One paragraph in the Times piece gave me pause, though: Angell “disliked sentimentality about sports,” it stated, offering, as an example, his dismissal of “the stuff about connection between baseball and American life.” The piece then goes on to quote an interview Angell did with Salon, back in 2000, in which he proclaimed that he “hated” Field of Dreams.”

I happen to have loved the movie. The first time I saw it, in fact, it made me cry because of the ways in which it drew from the mists of personal memory the feeling of playing catch with my father or the sense of possibility that I had when I stepped onto my Little League field when I was 8, even though I was terrible. 

No matter. Angell was a role model for me, not an idol.

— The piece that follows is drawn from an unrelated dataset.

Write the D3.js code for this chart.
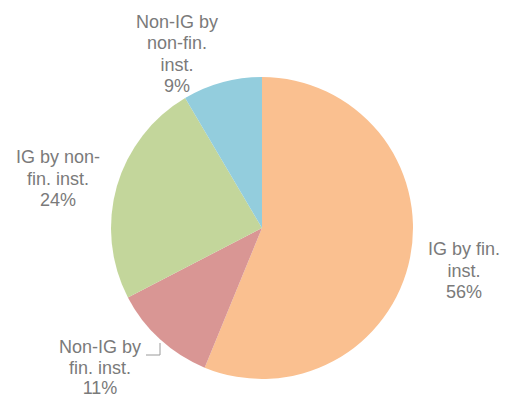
<!DOCTYPE html>
<html><head><meta charset="utf-8">
<script src="https://cdn.jsdelivr.net/npm/d3@7"></script>
<style>
html,body{margin:0;padding:0;background:#fff;}
svg{display:block;}
text{font-family:"Liberation Sans",Arial,sans-serif;font-size:18px;fill:#7a7a7a;}
</style></head>
<body>
<svg id="chart" width="508" height="399"></svg>
<script>
const categories = ["IG by fin. inst.", "Non-IG by fin. inst.", "IG by non-fin. inst.", "Non-IG by non-fin. inst."];
const values = [56.2, 11.2, 24.1, 8.5];
const colors = ["#FAC090", "#D99694", "#C3D69B", "#93CDDD"];
const labelLines = [
  ["IG by fin.", "inst."],
  ["Non-IG by", "fin. inst."],
  ["IG by non-", "fin. inst."],
  ["Non-IG by", "non-fin.", "inst."]
];
const labelPos = [[464, 255], [100, 353], [58, 163], [177, 27.5]];

const svg = d3.select("#chart");
const cx = 262, cy = 228, r = 151;
const g = svg.append("g").attr("transform", `translate(${cx},${cy})`);
const pie = d3.pie().sort(null).value(d => d)(values);
const arc = d3.arc().innerRadius(0).outerRadius(r);
g.selectAll("path").data(pie).join("path")
  .attr("d", arc)
  .attr("fill", (d, i) => colors[i]);

const lh = [21.5, 20.5, 21.5, 21.5];
labelPos.forEach((p, i) => {
  const t = svg.append("text").attr("text-anchor", "middle");
  const lines = labelLines[i].concat([Math.round(values[i]) + "%"]);
  lines.forEach((l, j) => {
    t.append("tspan").attr("x", p[0]).attr("y", p[1] + j * lh[i]).text(l);
  });
});

// leader line for Non-IG by fin. inst.
svg.append("path")
  .attr("d", d3.line()([[146, 355], [160, 355], [160, 343]]))
  .attr("fill", "none").attr("stroke", "#9a9a9a").attr("stroke-width", 1);
</script>
</body></html>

I didn’t always agree with his observations, but I love this one, from his collection Season Ticket, and it seems to contradict the quote in the Times: 

“Baseball is not life itself, although the resemblance keeps coming up,” Angell wrote. “It’s probably a good idea to keep the two sorted out, but old fans, if they’re anything like me, can’t help noticing how cunningly our game resembles the larger schedule, with its beguiling April optimism; the cheerful roughhouse of June; the grinding, serious, unending (surely) business of midsummer; the September settling of accounts, when hopes must be traded for philosophies or brave smiles; and then the abrupt running-down of autumn, when we wish for—almost demand—a prolonged and glittering final adventure just before the curtain. But nowhere is this metaphor more insistent than in baseball’s sense of slippage; our rueful, fleeting awareness that we tend to pay attention to the wrong things—to last night’s rally and tomorrow’s pitching matchup—while lesser and sweeter moments slide by unperceived.”

BASEBALL, IT SEEMS TO ME, is a perfect metaphor for life, and Angell often alluded to this, especially as he got older—into his autumn, as it were, where I now find myself. 

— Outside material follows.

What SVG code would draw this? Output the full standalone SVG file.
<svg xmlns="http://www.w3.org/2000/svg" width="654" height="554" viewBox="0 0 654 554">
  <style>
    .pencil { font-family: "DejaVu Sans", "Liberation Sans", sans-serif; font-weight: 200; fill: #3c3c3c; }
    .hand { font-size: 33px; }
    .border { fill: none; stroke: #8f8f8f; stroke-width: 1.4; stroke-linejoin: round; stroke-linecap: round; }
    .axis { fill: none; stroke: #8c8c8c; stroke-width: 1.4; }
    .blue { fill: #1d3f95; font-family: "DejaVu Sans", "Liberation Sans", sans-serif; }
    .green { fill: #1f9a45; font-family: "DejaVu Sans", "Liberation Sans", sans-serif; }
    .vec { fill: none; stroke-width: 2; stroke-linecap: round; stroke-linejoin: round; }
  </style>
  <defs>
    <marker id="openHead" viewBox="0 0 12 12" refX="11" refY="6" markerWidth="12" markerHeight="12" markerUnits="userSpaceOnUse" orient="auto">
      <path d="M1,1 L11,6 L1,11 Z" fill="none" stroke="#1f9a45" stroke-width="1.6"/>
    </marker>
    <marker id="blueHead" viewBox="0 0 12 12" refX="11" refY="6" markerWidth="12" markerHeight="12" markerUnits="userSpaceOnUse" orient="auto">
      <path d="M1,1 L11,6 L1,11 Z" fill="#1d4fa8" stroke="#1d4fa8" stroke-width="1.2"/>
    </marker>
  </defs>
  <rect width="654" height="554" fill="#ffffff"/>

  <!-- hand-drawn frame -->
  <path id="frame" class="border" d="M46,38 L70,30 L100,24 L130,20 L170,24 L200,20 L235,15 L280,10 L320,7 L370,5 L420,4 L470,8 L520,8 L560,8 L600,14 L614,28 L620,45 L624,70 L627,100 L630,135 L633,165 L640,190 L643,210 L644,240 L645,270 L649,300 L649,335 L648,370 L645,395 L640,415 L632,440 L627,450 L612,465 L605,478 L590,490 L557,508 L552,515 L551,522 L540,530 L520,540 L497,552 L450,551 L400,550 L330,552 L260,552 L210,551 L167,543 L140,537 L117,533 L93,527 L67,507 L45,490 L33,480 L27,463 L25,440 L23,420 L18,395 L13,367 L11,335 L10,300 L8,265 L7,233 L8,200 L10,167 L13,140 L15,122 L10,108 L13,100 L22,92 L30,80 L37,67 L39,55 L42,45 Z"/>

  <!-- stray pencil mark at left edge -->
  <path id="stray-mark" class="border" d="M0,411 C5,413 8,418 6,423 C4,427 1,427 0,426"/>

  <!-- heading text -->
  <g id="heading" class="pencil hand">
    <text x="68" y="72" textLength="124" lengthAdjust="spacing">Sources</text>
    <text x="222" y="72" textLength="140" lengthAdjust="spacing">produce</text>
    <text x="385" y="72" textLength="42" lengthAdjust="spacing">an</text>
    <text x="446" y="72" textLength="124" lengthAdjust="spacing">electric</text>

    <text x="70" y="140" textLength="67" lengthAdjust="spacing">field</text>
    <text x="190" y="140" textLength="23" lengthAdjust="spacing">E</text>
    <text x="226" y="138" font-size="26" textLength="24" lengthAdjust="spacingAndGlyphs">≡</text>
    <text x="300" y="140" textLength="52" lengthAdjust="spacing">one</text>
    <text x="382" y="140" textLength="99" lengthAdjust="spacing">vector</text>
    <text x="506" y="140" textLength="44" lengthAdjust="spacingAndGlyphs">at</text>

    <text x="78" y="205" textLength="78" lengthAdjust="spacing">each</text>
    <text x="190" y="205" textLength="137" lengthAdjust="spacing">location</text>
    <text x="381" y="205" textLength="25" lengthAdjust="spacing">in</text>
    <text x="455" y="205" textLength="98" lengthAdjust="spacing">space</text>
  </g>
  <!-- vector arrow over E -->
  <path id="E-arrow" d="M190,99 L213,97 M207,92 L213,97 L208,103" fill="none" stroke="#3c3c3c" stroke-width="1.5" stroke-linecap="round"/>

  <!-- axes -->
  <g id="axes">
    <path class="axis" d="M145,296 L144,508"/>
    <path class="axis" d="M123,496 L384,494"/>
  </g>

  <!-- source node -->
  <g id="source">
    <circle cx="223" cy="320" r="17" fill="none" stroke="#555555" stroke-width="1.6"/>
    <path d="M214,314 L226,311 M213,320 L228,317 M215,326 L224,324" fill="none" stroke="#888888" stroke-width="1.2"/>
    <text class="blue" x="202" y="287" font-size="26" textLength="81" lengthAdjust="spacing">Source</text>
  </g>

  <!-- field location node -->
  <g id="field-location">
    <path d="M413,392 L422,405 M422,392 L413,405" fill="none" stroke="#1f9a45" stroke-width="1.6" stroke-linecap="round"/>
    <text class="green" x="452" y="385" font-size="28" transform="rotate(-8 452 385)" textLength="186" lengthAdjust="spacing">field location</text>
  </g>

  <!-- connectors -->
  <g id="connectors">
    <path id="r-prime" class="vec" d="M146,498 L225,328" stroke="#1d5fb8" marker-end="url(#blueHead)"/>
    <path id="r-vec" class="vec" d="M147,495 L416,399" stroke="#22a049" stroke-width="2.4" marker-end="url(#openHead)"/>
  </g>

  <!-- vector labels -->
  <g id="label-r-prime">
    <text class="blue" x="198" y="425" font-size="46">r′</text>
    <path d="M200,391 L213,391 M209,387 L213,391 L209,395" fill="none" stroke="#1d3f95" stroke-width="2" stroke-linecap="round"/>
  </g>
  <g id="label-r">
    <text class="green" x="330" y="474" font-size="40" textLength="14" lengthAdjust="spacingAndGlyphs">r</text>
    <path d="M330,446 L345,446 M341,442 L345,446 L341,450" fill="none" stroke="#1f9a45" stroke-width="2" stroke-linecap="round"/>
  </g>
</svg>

Angell never overdid the metaphors, though. His great gift was his attention to those “sweeter moments” he mentioned. The opening essay in Five Seasons is a prime example. Titled “On the Ball,” he begins by reflecting on the ball itself, an object of remarkable, layered complexity that nevertheless seems like such a simple thing when you pick it up. His meditation on it is so filled with wonder that when I reread it the other day, it stirred in me with yearning to go out and play catch so as to feel again the sensual pleasures of the ball’s weight and texture and the satisfying thwop it makes when it lands in your glove. 

It was essays like this one that I had in mind when I sought permission in the early summer of 2000 to spend a week with the Norfolk Tides and chronicle a home stand—not the play-by-play, though there was some of that, but the richness of details: the grossly under-appreciated work that goes into maintaining the field; the various struggles of individual players, revealed to me in interviews during batting practice; the coaches’ wealth of knowledge (the pitching coach, during a conversation in the dugout one afternoon, taught me the grips for every kind of pitch); the different sense of perspective one gets from watching a game from the dugout, say, as opposed to the last seat in the upper deck of left field; the quirkiness of fans who attend every game in bizarre getups; the calls of the vendors; the fraternal atmosphere in the press box, and the roar of the crowd as a ball is hit into the bullpen. 

That list of details, in fact—sights, sounds, smells and textures—doesn’t even begin to cover it. 

“Baseball opens your eyes,” Angell wrote at the beginning of another essay. 

Not for everyone, of course. For the casual fan—not to mention those who think the game is dull—most details go unnoticed. Many of them had gone unnoticed for me until I wrote that piece on the Tides. But that likely never would have happened—I probably wouldn’t have even thought of it—had it not been for Roger Angell. He opened my eyes. And for that I will be forever thankful.